Because the Apple Watch is the best there is – for now – and it deserves a place in the timekeeping pantheon. Remember: back before quartz even Rolex was fighting its way to prominence. There were no clear winners in the mechanical world, only companies that knew how to market to soldiers and retiree gift committees (“Thanks for your 50 years of loyalty, Frank, here’s your gold Rolex.”). Until quartz gutted the industry and made it rethink its priorities – and story – there was no tall tales of little old Swiss watchmakers hunkered over a centuries-old workbench making parts by hand. The old watches were commodities, built quickly and on the cheap for a world that wanted something good enough to keep time throughout the course of a single day.

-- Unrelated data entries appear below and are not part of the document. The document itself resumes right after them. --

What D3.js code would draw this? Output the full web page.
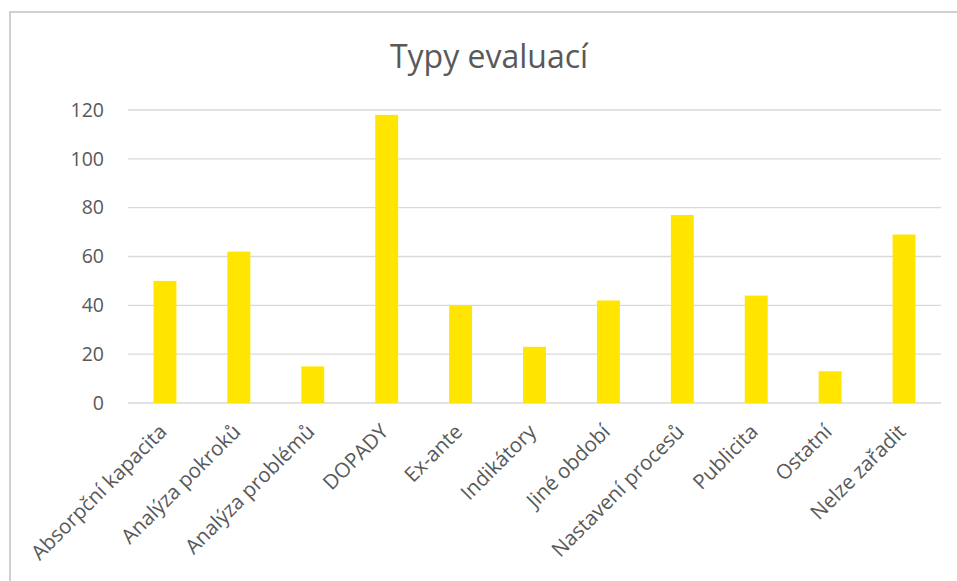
<!DOCTYPE html>
<html>
<head>
<meta charset="utf-8">
<script src="https://cdn.jsdelivr.net/npm/d3@7"></script>
<style>
  html, body { margin: 0; padding: 0; background: #fff; }
  svg { display: block; }
  text { font-family: "Open Sans", "Noto Sans", sans-serif; fill: #595959; }
</style>
</head>
<body>
<svg id="chart" width="957" height="581"></svg>
<script>
const categories = ["Absorpční kapacita", "Analýza pokroků", "Analýza problémů", "DOPADY", "Ex-ante", "Indikátory", "Jiné období", "Nastavení procesů", "Publicita", "Ostatní", "Nelze zařadit"];
const values = [50, 62, 15, 118, 40, 23, 42, 77, 44, 13, 69];
const yTicks = [0, 20, 40, 60, 80, 100, 120];
const title = "Typy evaluací";

const svg = d3.select("#chart");
const W = 957, H = 581;
const margin = { left: 128, right: 16, top: 110, bottom: 178 };

// outer chart border
svg.append("rect")
  .attr("x", 10).attr("y", 12)
  .attr("width", W + 20).attr("height", H + 20)
  .attr("fill", "#fff")
  .attr("stroke", "#d0d0d0").attr("stroke-width", 2);

const x = d3.scaleBand()
  .domain(categories)
  .range([margin.left, W - margin.right])
  .paddingInner(0.69)
  .paddingOuter(0.345);

const y = d3.scaleLinear()
  .domain([0, 120])
  .range([H - margin.bottom, margin.top]);

// gridlines
svg.append("g")
  .selectAll("line")
  .data(yTicks)
  .join("line")
  .attr("x1", margin.left).attr("x2", W - margin.right)
  .attr("y1", d => y(d)).attr("y2", d => y(d))
  .attr("stroke", "#d9d9d9").attr("stroke-width", 1.3);

// y axis labels
const yAxis = d3.axisLeft(y).tickValues(yTicks).tickSize(0).tickPadding(0);
const gy = svg.append("g")
  .attr("transform", `translate(${margin.left - 24},0)`)
  .call(yAxis);
gy.select(".domain").remove();
gy.selectAll("text")
  .style("font-size", "19.5px")
  .attr("fill", "#595959")
  .attr("font-family", "'Open Sans', sans-serif");

// bars
svg.append("g")
  .selectAll("rect")
  .data(values)
  .join("rect")
  .attr("x", (d, i) => x(categories[i]))
  .attr("width", x.bandwidth())
  .attr("y", d => y(d))
  .attr("height", d => y(0) - y(d))
  .attr("fill", "#FFE500");

// x axis labels
const xAxis = d3.axisBottom(x).tickSize(0).tickPadding(0);
const gx = svg.append("g")
  .attr("transform", `translate(0,${y(0)})`)
  .call(xAxis);
gx.select(".domain").remove();
gx.selectAll("text")
  .style("font-size", "20.5px")
  .attr("fill", "#595959")
  .attr("font-family", "'Open Sans', sans-serif")
  .attr("text-anchor", "end")
  .attr("dy", null)
  .attr("y", null)
  .attr("transform", "translate(3,30) rotate(-45)");

// title
svg.append("text")
  .attr("x", 489).attr("y", 68)
  .attr("text-anchor", "middle")
  .style("font-size", "32px")
  .text(title);
</script>
</body>
</html>
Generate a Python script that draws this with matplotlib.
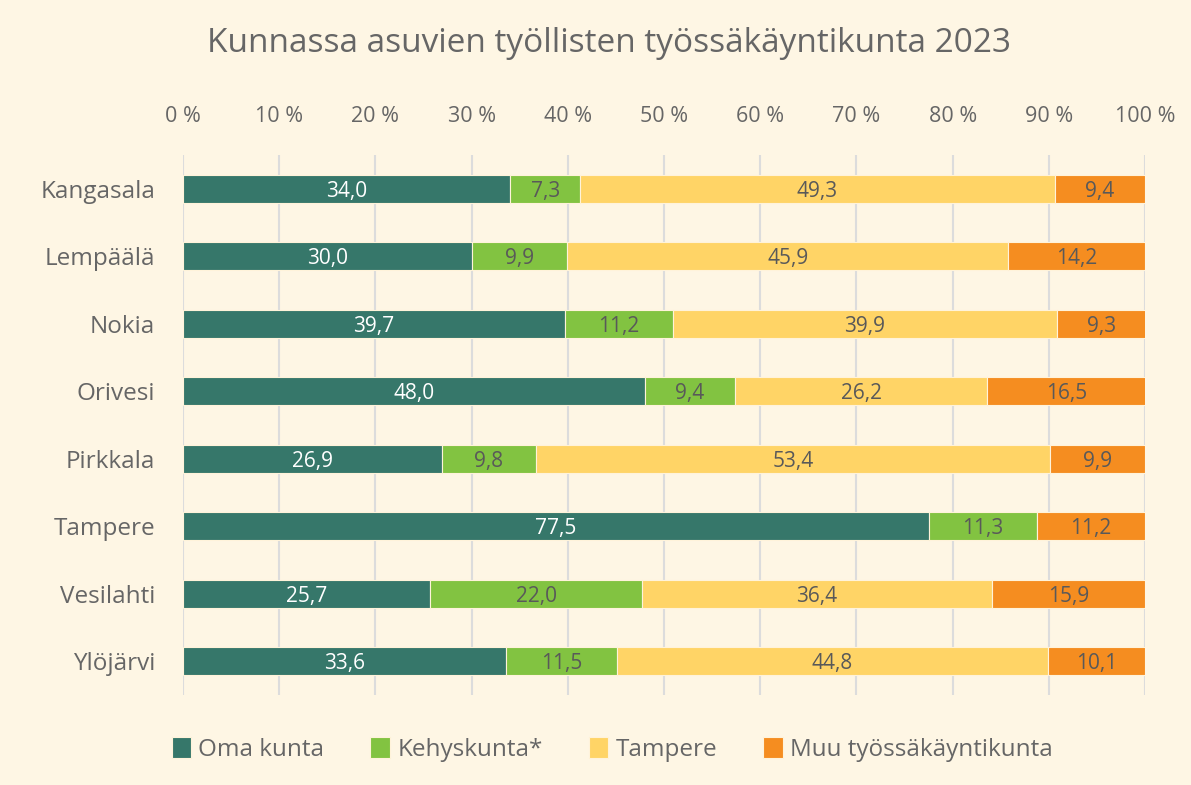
import numpy as np
import matplotlib.pyplot as plt

plt.rcParams['font.family'] = ['Open Sans', 'DejaVu Sans']

kunnat = ["Kangasala", "Lempäälä", "Nokia", "Orivesi", "Pirkkala",
          "Tampere", "Vesilahti", "Ylöjärvi"]
oma_kunta = [34.0, 30.0, 39.7, 48.0, 26.9, 77.5, 25.7, 33.6]
kehyskunta = [7.3, 9.9, 11.2, 9.4, 9.8, 11.3, 22.0, 11.5]
tampere = [49.3, 45.9, 39.9, 26.2, 53.4, 0.0, 36.4, 44.8]
muu = [9.4, 14.2, 9.3, 16.5, 9.9, 11.2, 15.9, 10.1]

sarjat = ["Oma kunta", "Kehyskunta*", "Tampere", "Muu työssäkäyntikunta"]
arvot = [oma_kunta, kehyskunta, tampere, muu]
varit = ["#36776A", "#82C341", "#FFD466", "#F58D20"]
tekstivarit = ["white", "#595959", "#595959", "#595959"]

bg = "#FEF6E4"
harmaa = "#666666"

fig = plt.figure(figsize=(11.91, 7.85), dpi=100, facecolor=bg)
ax = fig.add_axes([0.1537, 0.1146, 0.8077, 0.6879])
ax.set_facecolor(bg)

y = np.arange(len(kunnat))
left = np.zeros(len(kunnat))
for nimi, vals, c, tc in zip(sarjat, arvot, varit, tekstivarit):
    vals = np.array(vals)
    ax.barh(y, vals, left=left, height=0.41, color=c, label=nimi,
            edgecolor="#FFF3DA", linewidth=0.8, zorder=3)
    for yi, l, v in zip(y, left, vals):
        if v > 0:
            ax.text(l + v / 2, yi, f"{v:.1f}".replace(".", ","),
                    ha="center", va="center_baseline", color=tc, fontsize=15, zorder=4)
    left += vals

ax.set_xlim(0, 100)
ax.set_ylim(len(kunnat) - 0.5, -0.5)
ax.set_xticks(np.arange(0, 101, 10))
ax.set_xticklabels([f"{t} %" for t in range(0, 101, 10)])
ax.xaxis.tick_top()
ax.tick_params(axis="x", length=0, pad=20, labelsize=15.5, labelcolor=harmaa)
ax.set_yticks(y)
ax.set_yticklabels(kunnat)
ax.tick_params(axis="y", length=0, pad=20, labelsize=17.5, labelcolor=harmaa)
ax.grid(axis="x", color="#DCDCDC", linewidth=1.5, zorder=0)
for s in ax.spines.values():
    s.set_visible(False)

fig.suptitle("Kunnassa asuvien työllisten työssäkäyntikunta 2023", x=0.511, y=0.965,
             fontsize=24, color=harmaa)

fig.legend(loc="center", bbox_to_anchor=(0.514, 0.045), ncol=4, frameon=False,
           fontsize=17.5, labelcolor=harmaa, handlelength=0.8, handleheight=0.9,
           handletextpad=0.3, columnspacing=1.9)

fig.savefig("out.png", dpi=100, facecolor=bg)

Watches, mechanical watches, no longer serve that purpose. They are fashion statements or artistic choices, admonitions against a fast culture and reminders of our morality. I always say that the only thing Ben Franklin, if he were to come alive today, would recognize out of our kitbag of modern devices is the wristwatch. Tablets and phones would be black magic and the laptop a miracle. Hearing aids and pacemakers would be witchcraft. But a ticking watch on our wrists? “My, how small these have gotten,” he would marvel.
And you could easily show him an Apple Watch and get the same reaction. It is connected by strands of time to past glories, the Pateks, the Omegas, the Breitlings. It is as waterproof as an Oyster, as reliable as a Timex, as shock-resistant as a Casio. It exists in a time between the old and the very new and shows us the way forward.
It won’t last. But then again no watch does. But while it’s here I’d argue that our love for it has always been simply this: it’s a good watch that does everything we ask it to. That’s more than sufficient and, like the Packard complications, that’s amazing.